Secondly, making sure that you have a regular practice can help to mitigate against injuries during your training. You will be doing asana practice every day, many hours a day in fact, during your course. If you don’t have a regular practice, this will take a huge toll on your body.
2 / Know the poses
Whilst you don’t need to have the most advanced practise in the world, it can be very helpful to have a good comprehension of all the main asanas or poses. You will work through a breakdown of each of these and learn how to cue each pose. But, if you don’t know your warrior 3 from your half-moon, you might find it even more challenging to get your head around the technicalities of each pose.
If you haven’t practised for long, I would recommend looking on YouTube just to learn the main asanas from Ashtanga and Vinyasa sequences. Bonus if you can make sure you know how each one feels for you too. This will give you a head start when you have to think about cueing other people into the poses.
3 / Know your body
Knowing your physical limitations as well as how your body might send stress signals, is vitally important for yoga teacher training. There may be poses that you just cannot do due to injuries or other limitations in your body. It can be good to know what these are before you embark on your yoga teacher training course. This helps you to prevent injuries on the course and also know where to focus your energy. Conversely, there may be other poses that you thought you would never do that suddenly are available to you when you practice every day on your YTT which is an awesome feeling!

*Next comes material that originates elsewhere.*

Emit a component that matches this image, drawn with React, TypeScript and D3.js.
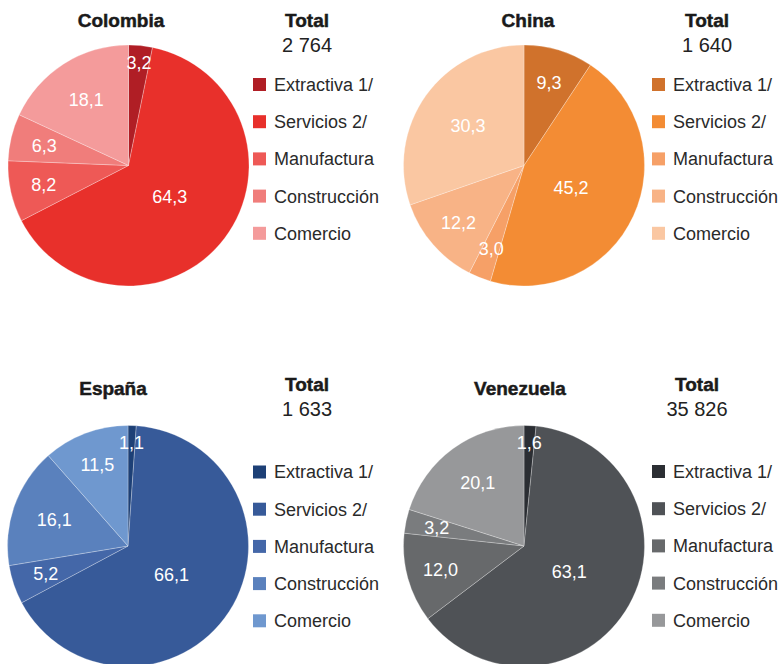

It’s also good to know how you might react under stress. Are there signs that you can recognise in your body when you’re pushing yourself too hard? YTT can be very intensive, and you may need to slow things down if your body is telling you to during the course.
4 / Learn some sanksrit
Depending on where you take your course, you might find that the yoga teacher trainers like to use sanskrit regularly throughout the classes. If you don’t know your Uttanasana from your elbow, it will be difficult to keep up during the first few days. Learning the names of a few key poses in Sanskrit, especially if your course includes Ashtanga yoga, will be a helpful endeavour.

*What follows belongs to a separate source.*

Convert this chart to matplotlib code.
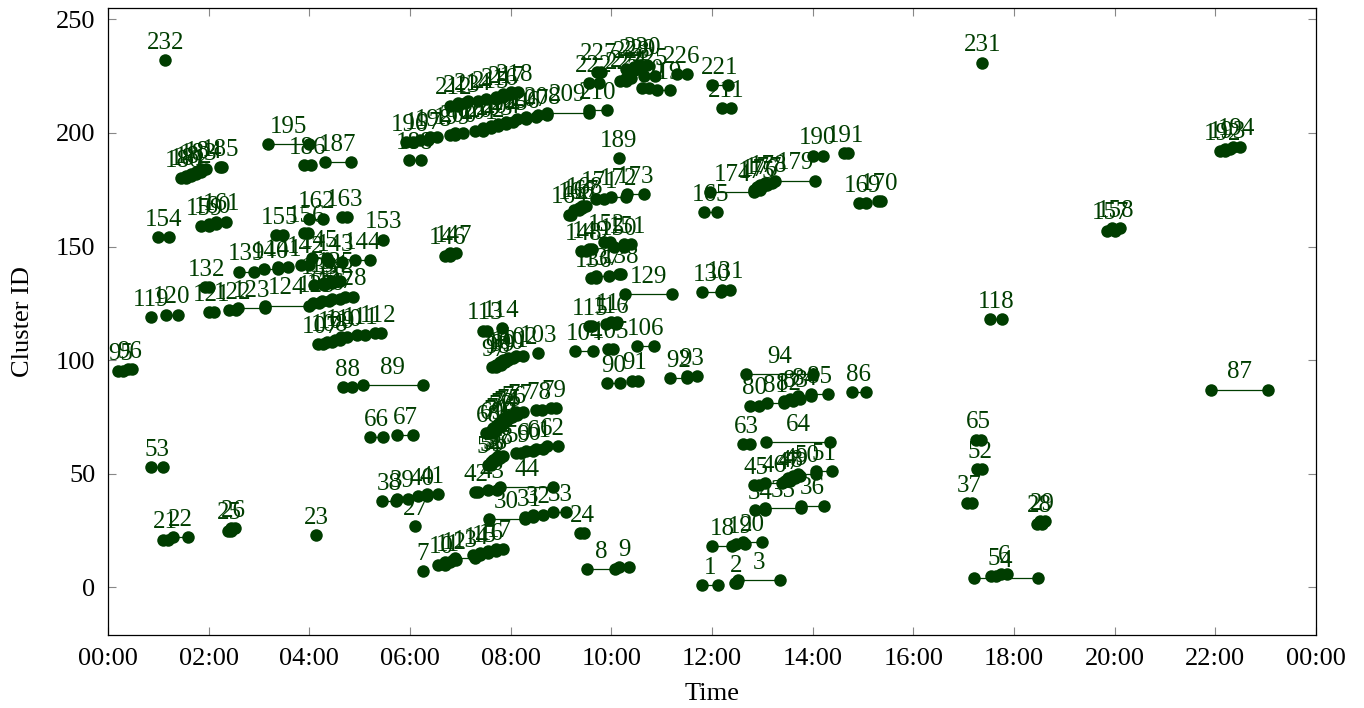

5 / Take a variety of classes to prepare for yoga teacher training
One of the things that I felt most grateful for whilst doing my yoga teacher training was that I had attended a wide variety of classes over the time that I had been practising. But, since I decided to complete yoga teacher training, I ramped this up and actively sought out classes with different styles.
Before my training, I had tried Hip Hop yoga, Silent Disco yoga, hot, bikram, restorative, yin and yoga nidra as well as Ashtanga, Vinyasa and Hatha. But, even more than that, I found that practising in different countries and areas with a wide variety of teachers also helped.
6 / Set some goals
Many people start their YTT with no idea as to whether they want to teach yoga or just to develop their own practice. That’s fine! But personally, I always like to set goals. So, I spent some time thinking about what I wanted from the course before I started.
If you have goals, whatever they are, you can come back to them during the course. There will be times when you need to choose how you direct your time and energy. Perhaps you’ll need to choose between studying or going out with your fellow students. If your goal is to socialise and connect with others, then this can help with these decisions when they arise!
Or maybe, you’ll want to set some goals for your own practice too. Perhaps there’s a pose you don’t have in your practice, and you want to work towards it during your course. I finally conquered Bird of Paradise and Firefly, but Lotus still evades me (ironically!)
7 / Consider yoga teacher styles to prepare for Yoga Teacher Training
Exploring a wide variety of styles helps you to figure out what you like. Plus, practising with different teaches can help you to pinpoint what kind of teacher you might like to be. If you can’t get to lots of different classes, try different methods and teachers on YouTube. You’re sure to find something to inspire you.
I also undertook a journalling exercise before I started YTT. Analysing my strengths and how they may support me as a yoga teacher. I also thought about the areas of yoga teaching that I may find more challenging and how I might manage this. This exercise definitely helped me during difficult times on the course.
8 / Detox
This is something I did not do! Prior to yoga teacher training, I had been in Jordan eating endless amounts of amazing food and enjoying the local beer. When I arrived in Bali, I felt bloated and tired and not 100% ready for the challenges that YTT would throw at me.
If I ever complete another YTT, I will definitely take a short detox before starting my course. Being in peak condition before starting is hugely beneficial to self-esteem but also the physical experience you’ll have during YTT.
9 / Pack carefully
Packing for yoga teacher training overseas is so important. We’ve written a separate article to address this specific topic – link here. But suffice to say, pack more yoga clothes than you think you will need
10 / Acclimatise to the heat and time zone
If you choose to take your YTT in Bali, India or Costa Rica, you will likely find the heat and the change in time zone to be challenging at first. If you can arrive in country a few days or ever a week prior to your course starting, this would be beneficial. This may not be available to everyone, but I’d really recommend taking the time if you can. It took me around 4 days to adjust to the time zone in the UK from the UK and I know that I would have found the first few days of my YTT hard if I hadn’t spent a few days in Ubud before I started the course.